Keep em coming. Its fine to just use some of the ingredients. I'm going to make some of these recipies tomorrow....


And come on folks, you have to start voting!!!!:D :D :D

catmogg
Mar 13th, 2006, 03:52 AM
Bump, c'mon guys...start voting!!

catmogg
Mar 14th, 2006, 09:04 AM
Bump bump bump!!

Cherry
Mar 14th, 2006, 10:08 AM
Ok Catmogg.

I would make cinnamon french toast with the bread and cinnamon, using vanilla soya milk.

I'd make a chocolate trifle by making choc cherry muffins from the chocolate and cherries, breaking them up, spreading with strawberry jam and topping with chocolate custard and tofu chocolate mousse, and marshmallows! And squirty vegan cream.

Then I'd do two sets of cookies - one peanut butter and one ginger (following chocolate chip cookie recipe but using the ginger instead), which I'd stick decoratively in a bowl of vanilla ice cream and drizzle chocolate sauce over the top.

I used all the ingredients :D Although you'd need a few other things as well.

catmogg
Mar 14th, 2006, 11:09 AM
OMG, thanks Cherry!!!!!!!!!!!!!!!! I want to try allllllllllllllll these recipies. I've already made a few and it looks like i'll be making some more at the weekend.

Jane M
Mar 14th, 2006, 01:43 PM
Darn there Goodbyegirl! You got a lot of reallly great recipes!!!! Ok now where do I start???? Which one first????? Don't suppose you have one for a curried chickpea dish? One with tomatoes, mango powder and chilies???? Mine isn't quite as good as the restaraunt...needs nudging somehow....sigh...:rolleyes:

Jane M
Mar 14th, 2006, 02:15 PM
Irish Spice Bread will keep moist for several days.

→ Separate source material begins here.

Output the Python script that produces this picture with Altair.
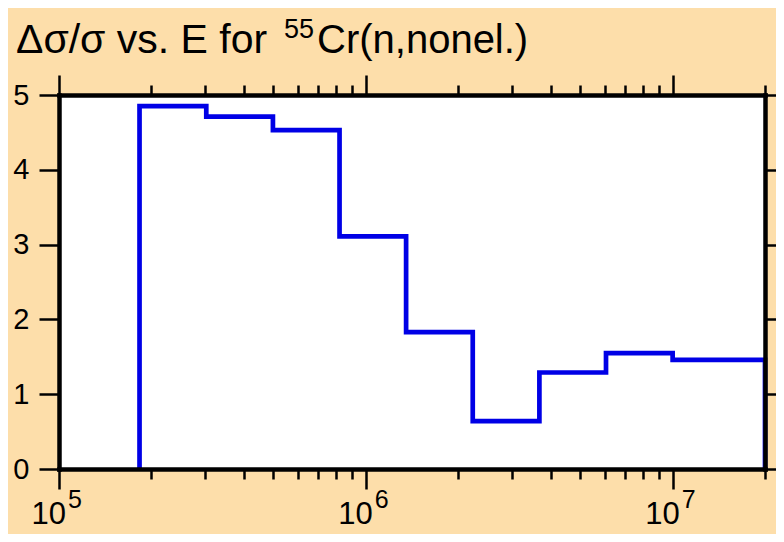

In fact, the longer you keep the bread the better the flavor. this is another traditional recipe, almost like an irish panettone, that i veganised and added cherries & candied ginger to because i thought they would mesh well with the other flavors.

IRISH SPICE BREAD

1-1/2 cups flour
2 teaspoons baking powder
1/2 teaspoon baking soda
1/4 teaspoon cinnamon
1/4 teaspoon nutmeg
1/4 teaspoon allspice
1/4 teaspoon ground ginger
1/4 cup brown sugar
2 tablespoons candied orange peel
2 tablespoons candied ginger
1/2 cup raisins, golden or plain
1/2 cup dried morello cherries
1/4 cup walnut oil
6 ounces (3/4 cup) light corn syrup
1/2 mashed banana
1/4 cup rice milk, room temperature

Preheat oven to 325 degrees F. Lightly grease 2-pound loaf pan. Combine first 8 ingredients (flour through sugar) with a wire whisk. Stir in orange peel, raisins, and cherries. In a small bowl, combine rest of ingredients.
Add to dry ingredients. Stir to just combine. Do not over mix. Pour batter in pan and bake for 40 to 50 minutes.
Note: One teaspoon pumpkin pie spice can be used instead of the cinnamon, nutmeg, allspice and ginger.

This one has my vote! It is almost St. Patricks Day and it will be great to serve. Sort of looks like brambrack. Verrrrrry Yummmyyyyyy stuff here!

Mr Flibble
Mar 14th, 2006, 05:50 PM
bread
dried morello cherries
strawberry jam
peanut butter
green and blacks chocolate
vegan marshmallows
vegan vanilla ice cream
crystallised ginger
cinnamon

um yes, they'e my favourite foods. :o


Simple really. I'd make the bread - German Stollen with the cherries, ginger, cinnamon, sultanas, candied peel, pistachios and marzipan. This i'd serve sliced with a scoop or 2 of home made vanilla icecream containing chocolate chip peanut butter cookie dough chunks and marshmallow. The jam of course wouldn't go with the other flavours (strawberry with cinnamon and ginger :eek: ), but you could have a pot on the side for dipping ;)

catmogg
Mar 14th, 2006, 06:18 PM
Stollen!!!!!!!!!!!!!!!!!!!!!!!!!!!!!!!!!!!!!!!!!!! !!